10.26.2010

"I am not divisible"


“I am not divisible” were the words that Shalom Director Jean de Dieu used to describe his mixed Hutu-Tutsi parentage. “I just am who I am, I’m Rwandan, I’m not divisible.”

How do you tell that to a genocide? I am not divisible.

It reminds me of a quote I read in John Paul Lederach’s “Building Peace: Sustainable Reconciliation in Divided Societies.” Lederach describes the characteristics of contemporary armed conflict - they are increasingly more internal than international in cause and response, they are based on narrowing concepts of identity, they are fueled by Cold War small weapon production, and, finally, they are “by nature lodged in long-standing relationships.”

Long-standing relationships. Conflicts lodged in long-standing relationships.

Like the Serbs, Bosnians, and Croats. Like the members of the FARC and the Colombian army. Like the long-term inhabitants of Israel and Palestine. Like the Tutsis and Hutus. These are all groups that have been and are in long-standing relationships. Just saying the name of one group is often enough to evoke the name of the other.

But doesn’t it sound so much more difficult to justify violence when you speak of the two conflicting parties as being in a relationship? People who are in relationship seek to understand each other. People who are in relationship try to compromise. People who are in relationship learn to accept one another's faults. And naturally, sometimes people in relationship divorce, move away, lose contact, disagree, neglect, and ignore one another. They grow divided by interests or attitudes, priorities or locations. But does the relationship end there? Or does it stall? Does it die or does it go into hibernation? Do we bring in a third party to fix things? Do we go to a counselor?

Something that has fascinated me about Rwanda post-genocide has been the government’s insistence that all Rwandan refugees return to Rwanda. There are various reasons for this insistence. For one, many refugees were continuing to organize Hutu Power (anti-Tutsi) campaigns in the refugee camps in the Democratic Republic of Congo and other neighboring countries, essentially continuing to be a danger to Rwandan society.
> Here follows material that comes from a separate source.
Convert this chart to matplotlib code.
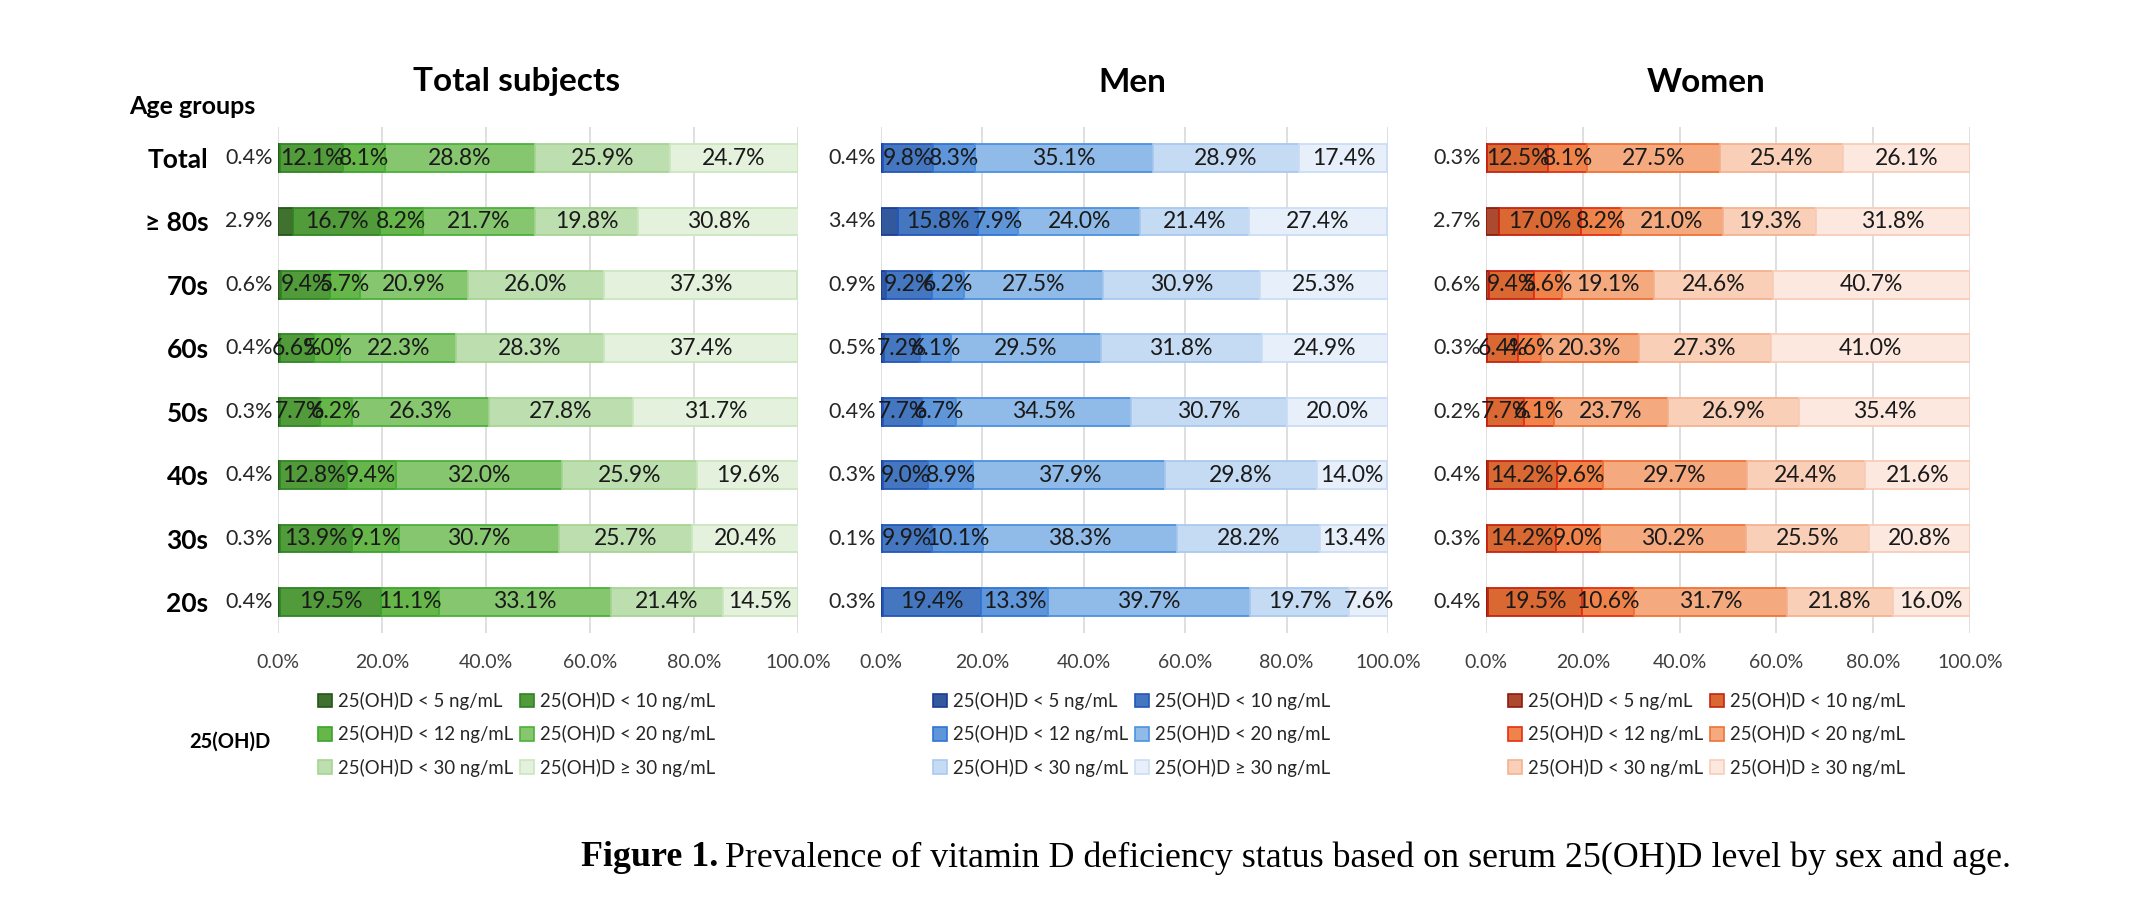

Some will also say that the goal of getting genocidaires back into the country is to punish them either through vengeance killings or through prison time. Whatever the intention of the reuniting of the country, it is an interesting phenomenon to me to declare “we are all going to go through this process together.” And they have. Gone through it together. Like the gacaca local judicial tribunals. The community work day, umaganda, where all are requested to chop down overgrowth on roads or dig ditches. The 2,000+ economic cooperatives that have surged post-genocide to incorporate survivors and perpetrators of the genocide into responsible business models. And the thousands of Rwandan homes cohabitated by widowed and orphaned, Tutsi and Hutu. (Philip Gourevitch's book, We Wish to Inform You That Tomorrow we Will be Killed with our Families, has many interesting cases of this last phenomenon.)

President Kagame has asked the people of Rwanda to 1) start wearing shoes and 2) forgive one another. And we are all waiting to see what happens when a people comes together to do just that.